The People's Republic turns 100 in 2049. The Communists swept to power and founded the republic in 1949 after winning a civil war and forcing Chiang Kai-shek's Kuomintang, or Nationalist, troops to flee to Taiwan, which Beijing still claims as its own.
The concept of "two 100 years" has been alluded to in state media over the past few weeks, but this is the first time Mr Xi explicitly mentioned it in his speech on Friday, which was carried in whole by the People's Daily, the party mouthpiece.
Mr Xi has warned in the past that corruption threatens the party's very survival and launched a campaign to prevent waste and graft. He also banned the 2.3 million-strong People's Liberation Army from binge drinking and told it to be combat- ready.
The Chinese leader peppered his latest speech with references to aphorisms from virtuous officials and philosophers from ancient China, including Confucian philosopher Mencius (372 to 289 BC) and Zhuge Liang (181 to 234 AD), a statesman and strategist lauded to this day for his wisdom and devotion to his monarch.

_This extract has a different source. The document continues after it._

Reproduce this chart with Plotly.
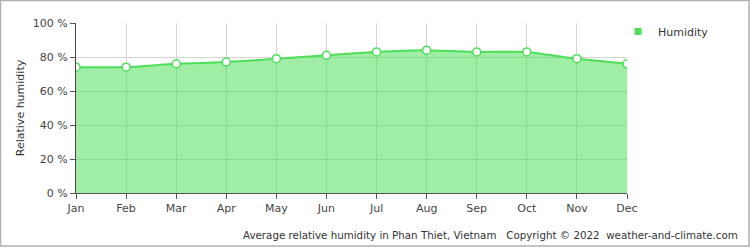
import plotly.graph_objects as go

months = ["Jan", "Feb", "Mar", "Apr", "May", "Jun", "Jul", "Aug", "Sep", "Oct", "Nov", "Dec"]
humidity = [74, 74, 76, 77, 79, 81, 83, 84, 83, 83, 79, 76]
y_ticks = [0, 20, 40, 60, 80, 100]
y_labels = [f"{v} %" for v in y_ticks]

W, H = 750, 247
L, R, T, B = 76, 123, 23, 54
pw, ph = W - L - R, H - T - B

font = dict(family="DejaVu Sans, Verdana, sans-serif", size=10, color="#444")

fig = go.Figure()
fig.add_trace(go.Scatter(
    x=months, y=humidity, name="Humidity",
    mode="lines+markers", fill="tozeroy",
    fillcolor="rgba(76,223,87,0.53)",
    line=dict(color="#4cdf57", width=2, shape="spline", smoothing=0.4),
    marker=dict(size=8, color="white", line=dict(color="#4cdf57", width=1.5)),
    showlegend=False,
))
# legend entry
fig.add_trace(go.Scatter(
    x=[None], y=[None], name="Humidity", mode="markers",
    marker=dict(symbol="square", size=7, color="#4cdf57"),
))

fig.update_layout(
    width=W, height=H,
    margin=dict(l=L, r=R, t=T, b=B),
    paper_bgcolor="white", plot_bgcolor="white",
    font=font,
    showlegend=True,
    legend=dict(x=-9 / pw + 1, y=1 + 6 / ph, xanchor="left", yanchor="top",
                font=dict(size=11, color="#333"), bgcolor="rgba(0,0,0,0)",
                itemwidth=30, tracegroupgap=0),
    xaxis=dict(type="category", range=[0, 11], showgrid=True, gridcolor="#d4d4d4",
               tickmode="array", tickvals=months, ticktext=months,
               ticks="outside", ticklen=5, tickcolor="#555",
               showline=True, linecolor="#555", linewidth=1,
               tickfont=dict(size=11, color="#444"), zeroline=False),
    yaxis=dict(range=[0, 100], tickmode="array", tickvals=y_ticks, ticktext=y_labels,
               showgrid=True, gridcolor="#d4d4d4",
               ticks="outside", ticklen=5, tickcolor="#555",
               showline=True, linecolor="#444", linewidth=1,
               tickfont=dict(size=11, color="#444"), zeroline=False,
               title=dict(text="Relative humidity", font=dict(size=11, color="#333"), standoff=5)),
    shapes=[dict(type="rect", xref="paper", yref="paper",
                 x0=-L / pw + 0.5 / pw, x1=1 + (R - 1) / pw,
                 y0=-B / ph + 1 / ph, y1=1 + (T - 0.5) / ph,
                 line=dict(color="#b0b0b0", width=1.5), fillcolor="rgba(0,0,0,0)", layer="above")],
    annotations=[dict(text="Average relative humidity in Phan Thiet, Vietnam   Copyright © 2022  weather-and-climate.com",
                      xref="paper", yref="paper", x=1 + (R - 10) / pw, y=-42 / ph,
                      xanchor="right", yanchor="middle", showarrow=False,
                      font=dict(size=10.3, color="#333"))],
)

fig.write_html("out.html")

"Leaders and officials must study China's fine traditional culture ... which contains extensive knowledge and profound scholarship," Mr Xi said.
"Spare no effort in the performance of one's duty until the end of one's days ... I will do whatever it takes to serve my country even at the cost of my own life, regardless of fortune or misfortune to myself," he added, quoting two classical texts.
But party members must also not forget the teachings of Karl Marx and late Chairman Mao Zedong, Mr Xi said.